Hoy como tantos días, había un señor pidiendo en el metro,
no pedía dinero, solo trabajo. Contaba que había trabajado durante 30 años en
la misma empresa, pero esta había quebrado y les habían echado a todos a la
calle hacía dos años, tenía dos niños pequeños a su cargo, su mujer también
estaba en paro y ya no les llegaba para comer, pero no encontraban trabajo...
Qué novedad, pensareis, la verdad es que a mí tampoco me
llamo la atención (hasta ahí llega nuestra insensibilización), pero entonces
una señora le dio un billete de cinco euros y no lo cogió. Se excusó diciendo
que no pedía limosna, que en los tiempos que corren todos pasamos apuros, que
él quería ganarse el pan de sus hijos y si había algún trabajo que pudiera
hacer para ella, le cogía gustoso el dinero, pero solo en ese caso.
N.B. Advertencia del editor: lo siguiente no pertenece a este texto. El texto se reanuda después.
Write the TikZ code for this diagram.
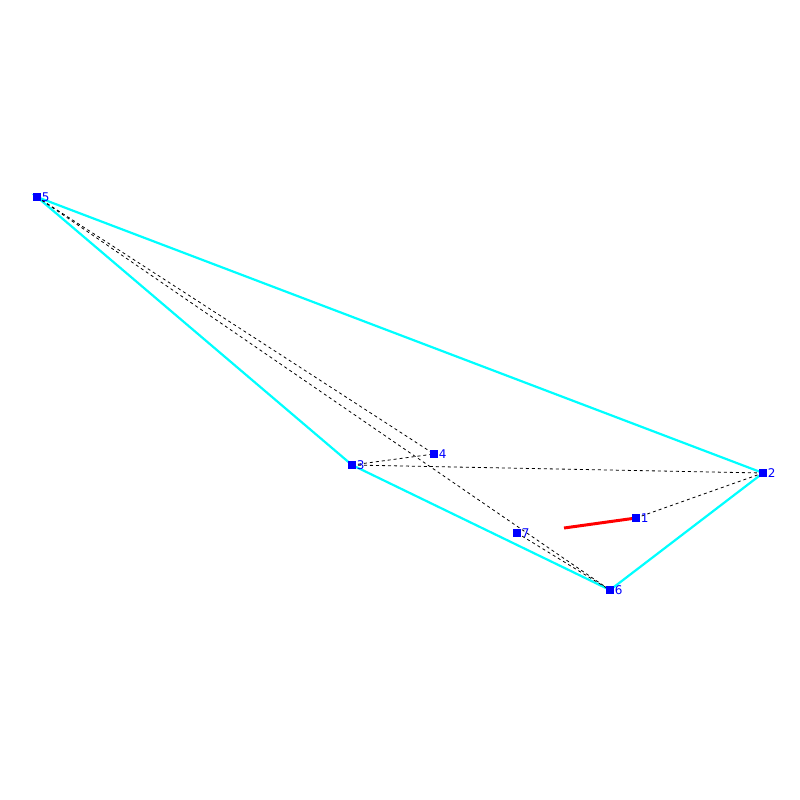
\documentclass[tikz,border=0pt]{standalone}
\usepackage{fontspec}
\setmainfont{DejaVu Sans}
\definecolor{hullc}{RGB}{0,255,255}
\definecolor{ptc}{RGB}{0,0,255}
\definecolor{redc}{RGB}{255,0,0}
\begin{document}
\begin{tikzpicture}[x=1pt,y=-1pt,
  pt/.style={fill=ptc,draw=none,minimum size=8pt,inner sep=0pt,shape=rectangle},
  lab/.style={text=ptc,font=\fontsize{12}{12}\selectfont,inner sep=0pt,anchor=west,xshift=0.5pt},
  hull/.style={draw=hullc,line width=2.2pt},
  dsh/.style={draw=black,dashed,line width=0.8pt},
  redl/.style={draw=redc,line width=3pt}]
\useasboundingbox (0,0) rectangle (800,800);
\coordinate (c1) at (636,518);
\coordinate (c2) at (763,473);
\coordinate (c3) at (352,465);
\coordinate (c4) at (434,454);
\coordinate (c5) at (37,197);
\coordinate (c6) at (610,590);
\coordinate (c7) at (517,533);
\coordinate (r) at (564,528);
\draw[hull] (c5) -- (c2) -- (c6) -- (c3) -- cycle;
\draw[dsh] (c5) -- (c4);
\draw[dsh] (c5) -- (c6);
\draw[dsh] (c3) -- (c4);
\draw[dsh] (c3) -- (c2);
\draw[dsh] (c1) -- (c2);
\draw[dsh] (c7) -- (c6);
\draw[redl] (c1) -- (r);
\foreach \i in {1,...,7} {
  \node[pt] (p\i) at (c\i) {};
  \node[lab] (l\i) at (p\i.east) {\i};
}
\end{tikzpicture}
\end{document}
Ahora ya no os parece tan corriente la situación ¿verdad?,
creo que eso pensamos la mayoría de la gente del vagón, que por primera vez
comenzamos a prestarle atención. Entonces se le acercó un señor bien vestido,
que mirándole directamente a los ojos le dijo: “Alberto, ¿eres tú?, ¿qué te ha
pasado?” con lágrimas se pusieron a hablar… lo último que escuche antes de
bajarme del vagón fue “no te preocupes, todo tiene solución, acompáñame en mi
empresa que hay una bacante, a ver qué podemos hacer.”
Os prometo que aquella escena me emocionó y me fui a casa con una sensación extraña en el estómago. Sinceramente, tal y como están las cosas, quien puede asegurar que, la persona que veamos pedir mañana en el metro, no sea un amigo, un familiar o incluso uno mismo?